DATASET CONTENT —
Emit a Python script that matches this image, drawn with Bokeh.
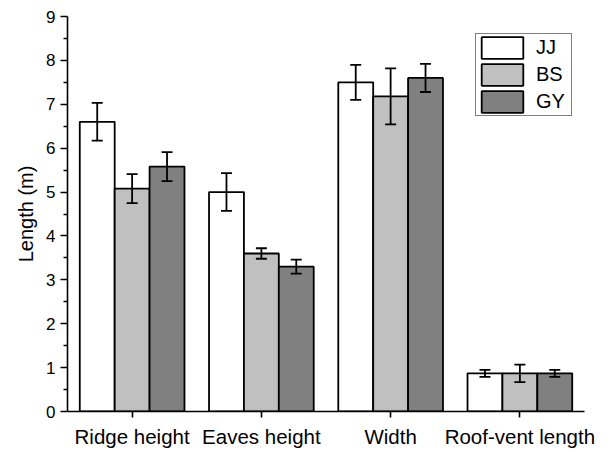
from bokeh.plotting import figure
from bokeh.models import (ColumnDataSource, Whisker, TeeHead, FixedTicker,
                          Legend, LegendItem, Range1d)
from bokeh.transform import dodge
from bokeh.embed import file_html
from bokeh.resources import INLINE

categories = ["Ridge height", "Eaves height", "Width", "Roof-vent length"]
series = ["JJ", "BS", "GY"]
jj = [6.6, 5.0, 7.5, 0.87]
jj_err = [0.43, 0.43, 0.40, 0.08]
bs = [5.08, 3.6, 7.18, 0.87]
bs_err = [0.33, 0.12, 0.64, 0.20]
gy = [5.58, 3.3, 7.6, 0.87]
gy_err = [0.33, 0.16, 0.32, 0.08]
colors = ["#ffffff", "#c0c0c0", "#808080"]
y_ticks = [0, 1, 2, 3, 4, 5, 6, 7, 8, 9]

FONT = "Liberation Sans"
BAR_W = 0.27

xpos = list(range(1, len(categories) + 1))
data = dict(x=xpos)
for name, vals, errs in zip(series, [jj, bs, gy], [jj_err, bs_err, gy_err]):
    data[name] = vals
    data[name + "_lo"] = [v - e for v, e in zip(vals, errs)]
    data[name + "_hi"] = [v + e for v, e in zip(vals, errs)]
source = ColumnDataSource(data)

p = figure(width=610, height=450, output_backend="svg", toolbar_location=None,
           x_range=Range1d(0.5, 4.5), y_range=Range1d(0, 9),
           min_border_left=67, min_border_right=26, min_border_top=16,
           min_border_bottom=38)
p.outline_line_color = None
p.xgrid.visible = False
p.ygrid.visible = False
p.background_fill_color = "white"
p.border_fill_color = "white"

offsets = [-BAR_W, 0.0, BAR_W]
items = []
for name, col, off in zip(series, colors, offsets):
    r = p.vbar(x=dodge("x", off), top=name, width=BAR_W, source=source,
               fill_color=col, line_color="black", line_width=1.8)
    items.append(LegendItem(label=name, renderers=[r]))
    w = Whisker(base=dodge("x", off), lower=name + "_lo", upper=name + "_hi",
                source=source, line_color="black", line_width=1.8,
                level="overlay",
                upper_head=TeeHead(size=11, line_color="black", line_width=1.8),
                lower_head=TeeHead(size=11, line_color="black", line_width=1.8))
    p.add_layout(w)

legend = Legend(items=items, location=(408, 295), orientation="vertical",
                padding=0, spacing=0, margin=0, glyph_height=27, glyph_width=52,
                label_standoff=8, label_width=35, label_height=27,
                label_text_font=FONT, label_text_font_size="20px",
                label_text_color="black",
                border_line_color="black", border_line_width=1,
                background_fill_color="white", background_fill_alpha=1)
p.add_layout(legend, "center")

# x axis
p.xaxis.ticker = FixedTicker(ticks=xpos)
p.xaxis.major_label_overrides = {i: c for i, c in zip(xpos, categories)}
p.xaxis.minor_tick_line_color = None
p.xaxis.major_tick_out = 6
p.xaxis.major_tick_in = 0
p.xaxis.major_label_standoff = 7
p.xaxis.major_label_text_font = FONT
p.xaxis.major_label_text_font_size = "20.5px"
p.xaxis.major_label_text_color = "black"
p.xaxis.axis_line_width = 1.6
p.xaxis.major_tick_line_width = 1.6

# y axis
p.yaxis.ticker = FixedTicker(ticks=y_ticks,
                             minor_ticks=[t + 0.5 for t in y_ticks[:-1]])
p.yaxis.major_tick_out = 7
p.yaxis.major_tick_in = 0
p.yaxis.minor_tick_out = 4
p.yaxis.minor_tick_in = 0
p.yaxis.major_label_standoff = 5
p.yaxis.major_label_text_font = FONT
p.yaxis.major_label_text_font_size = "17px"
p.yaxis.major_label_text_color = "black"
p.yaxis.axis_label = "Length (m)"
p.yaxis.axis_label_text_font = FONT
p.yaxis.axis_label_text_font_size = "20px"
p.yaxis.axis_label_text_font_style = "normal"
p.yaxis.axis_label_text_color = "black"
p.yaxis.axis_label_standoff = 6
p.yaxis.axis_line_width = 1.6
p.yaxis.major_tick_line_width = 1.6
p.yaxis.minor_tick_line_width = 1.6

open("out.html", "w").write(file_html(p, INLINE))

EXERCISE DETAILS —
Restate only the lines running from the start of the material above through the line containing "from bokeh.resources import INLINE", ends included. No pictures.

COMPLETED EXERCISE —
Emit a Python script that matches this image, drawn with Bokeh.
from bokeh.plotting import figure
from bokeh.models import (ColumnDataSource, Whisker, TeeHead, FixedTicker,
                          Legend, LegendItem, Range1d)
from bokeh.transform import dodge
from bokeh.embed import file_html
from bokeh.resources import INLINE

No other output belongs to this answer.